There are many things golfers dream about.
The perfect shot to the middle of the green, sinking a long-range putt like Tiger Woods and if the stars align, a hole-in-one.
There is one other dream which seldom comes true and that's to have your own private course, which recently came true for Bridgewater-on-Loddon GC member Betty Higgs.
During recent lockdown restrictions golf courses across Victoria were off limits to players.
Golfers across the state were left scratching their heads as to how they would be able to continue playing, in whatever way possible.
The 92-year-old was determined to keep her game in-form so she continued to practice in the family's paddock in Arnold.
One day Betty's sons Bill and Max were watching their mum out having a hit and an idea sparked.
The brothers decided it was time to build their mum her very own course.
"Max turned up to the farm one Monday afternoon, he took off on one of the mowers and we just designed the course as we went along," Bill said.
After a couple of afternoons of hardwork and a team effort which included Bill's wife Debbie, the course officially named 'The Blue Wren' was born, a neat little nine-hole par-3 course with its very own signature hole.
"I was over the moon when they made the course up for me," Betty said.
"I always used to go out and have a hit around the paddock, but now there are holes set up and everything."
The course features nine holes, which Betty plays everyday, sometimes alone and other times with her daughter Sonya.
Each hole has a small sand scrape green with a cup and flag stick.
The family also incorporated a small dam located on one of the paddocks into the course, with the end result a hole with a tricky tee shot over a fence and water in-play if you aren't careful.
"You need to hit the ball over the fence, which Sonya is able to do, but I haven't quite mastered it yet," Betty laughed.
One element of nature which always makes a golf course all the more better is a lovely backdrop and while at The Blue Wren you are gifted with a stunning open sky for as far as the eye can see.
The course might be on the family's property, but sharing is deep in Betty's nature and last weekend she invited a small group of ladies from her club to come play the course.
"The weather was perfect and all the ladies loved it, they were amazed by our course," Betty said.
Every Wednesday the ladies have their weekly competition at their club in Bridgewater, followed by a trip to the bakery for a hot cup of coffee and a piece of Australia's best vanilla slice.
The social aspect of golf is one of the reasons Betty has played since the mid-90s.
Betty recalls her days as a teacher at Bridgewater Primary School when she would see the ladies heading off to play golf.

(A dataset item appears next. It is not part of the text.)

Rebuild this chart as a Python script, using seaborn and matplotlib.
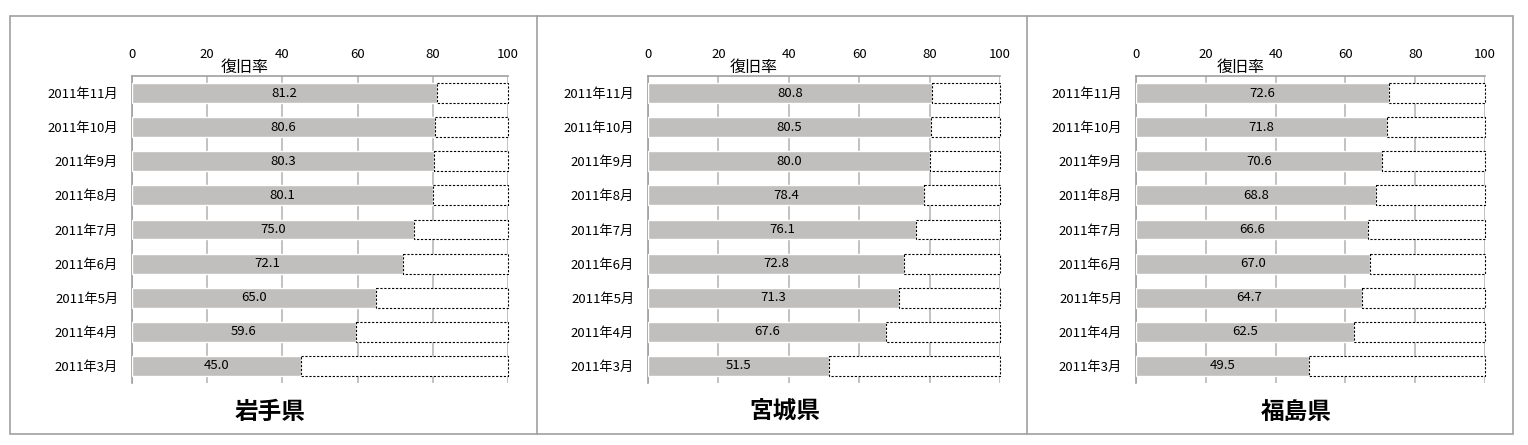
import numpy as np
import pandas as pd
import seaborn as sns
import matplotlib.pyplot as plt
from matplotlib.patches import Rectangle
from matplotlib.lines import Line2D

months = ["2011年11月", "2011年10月", "2011年9月", "2011年8月", "2011年7月",
          "2011年6月", "2011年5月", "2011年4月", "2011年3月"]
iwate = [81.2, 80.6, 80.3, 80.1, 75.0, 72.1, 65.0, 59.6, 45.0]
miyagi = [80.8, 80.5, 80.0, 78.4, 76.1, 72.8, 71.3, 67.6, 51.5]
fukushima = [72.6, 71.8, 70.6, 68.8, 66.6, 67.0, 64.7, 62.5, 49.5]
prefectures = ["岩手県", "宮城県", "福島県"]
x_ticks = [0, 20, 40, 60, 80, 100]

sns.set_style("white")
plt.rcParams['font.family'] = ['Noto Sans CJK JP', 'DejaVu Sans']
plt.rcParams['text.color'] = 'black'
plt.rcParams['xtick.color'] = 'black'
plt.rcParams['ytick.color'] = 'black'

fig = plt.figure(figsize=(15.28, 4.45), dpi=100)
W, H = 1528, 445

# axes boxes in pixels: (left, right)
axes_px = [(132, 508), (648, 1000), (1136, 1485)]
title_x = [270, 785, 1296]
top_px, bottom_px = 76, 383

for i, (vals, name) in enumerate(zip([iwate, miyagi, fukushima], prefectures)):
    l, r = axes_px[i]
    ax = fig.add_axes([l / W, 1 - bottom_px / H, (r - l) / W, (bottom_px - top_px) / H])
    df = pd.DataFrame({"month": months, "rate": vals})
    sns.barplot(data=df, x="rate", y="month", orient="h", color="#c0bfbd",
                saturation=1, width=0.58, ax=ax, zorder=3)
    v = np.array(vals)
    rest = ax.barh(np.arange(len(months)), 100 - v, left=v, height=0.58, color="white",
                   edgecolor="black", linestyle=(0, (2, 1.5)), linewidth=0.8, zorder=3)
    for p in rest:
        p.set_clip_on(False)
    for j, val in enumerate(vals):
        ax.text(val / 2, j, f"{val:.1f}", ha="center", va="center", fontsize=9.5, zorder=4)
    ax.set_xlim(0, 100)
    ax.set_ylim(len(months) - 0.5, -0.5)
    ax.set_xticks(x_ticks)
    ax.xaxis.tick_top()
    ax.tick_params(axis="x", labelsize=9.5, length=0, pad=11)
    ax.tick_params(axis="y", labelsize=9.5, length=0, pad=10)
    ax.set_yticks(np.arange(-0.5, len(months), 1), minor=True)
    ax.tick_params(axis="y", which="minor", length=4, color="#a0a0a0", direction="out")
    ax.grid(axis="x", color="#b8b8b8", linewidth=1.2, zorder=0)
    ax.set_axisbelow(True)
    ax.set_xlabel("")
    ax.set_ylabel("")
    for s in ["right", "bottom"]:
        ax.spines[s].set_visible(False)
    for s in ["left", "top"]:
        ax.spines[s].set_color("#a0a0a0")
        ax.spines[s].set_linewidth(1.2)
    ax.text(0.3, 1.0, "復旧率", transform=ax.transAxes, ha="center", va="bottom",
            fontsize=11.5)
    fig.text(title_x[i] / W, 1 - 412 / H, name, ha="center", va="center",
             fontsize=17, fontweight="bold")

# panel borders
fig.patches.append(Rectangle((10 / W, 1 - 434 / H), (1513 - 10) / W, (434 - 16) / H,
                             transform=fig.transFigure, fill=False,
                             edgecolor="#a0a0a0", linewidth=1.2))
for xp in [537, 1027]:
    fig.lines.append(Line2D([xp / W, xp / W], [1 - 434 / H, 1 - 16 / H],
                            transform=fig.transFigure, color="#a0a0a0", linewidth=1.2))

fig.savefig("out.png", dpi=100)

"I remember thinking to myself that going out to play golf would be such a lovely thing to do, so after I retired one day I decided to go and have a hit and I very much enjoyed it," Betty said with a smile.
Now 25 years later her love for golf only gets stronger.
"Golf is a really self-motivating sport which you can either play by yourself or with a team," Betty said.
"It's a real personal challenge and I plan to play for as long as possible."
To celebrate her 90th birthday two years ago, Betty embarked on Australia's most renowned golfing experience, the 1,365km long Nullarbor Links.
The course stretches from Ceduna to Kalgoorlie and features one hole in each town along way, all-in-all creating the world's longest golf course.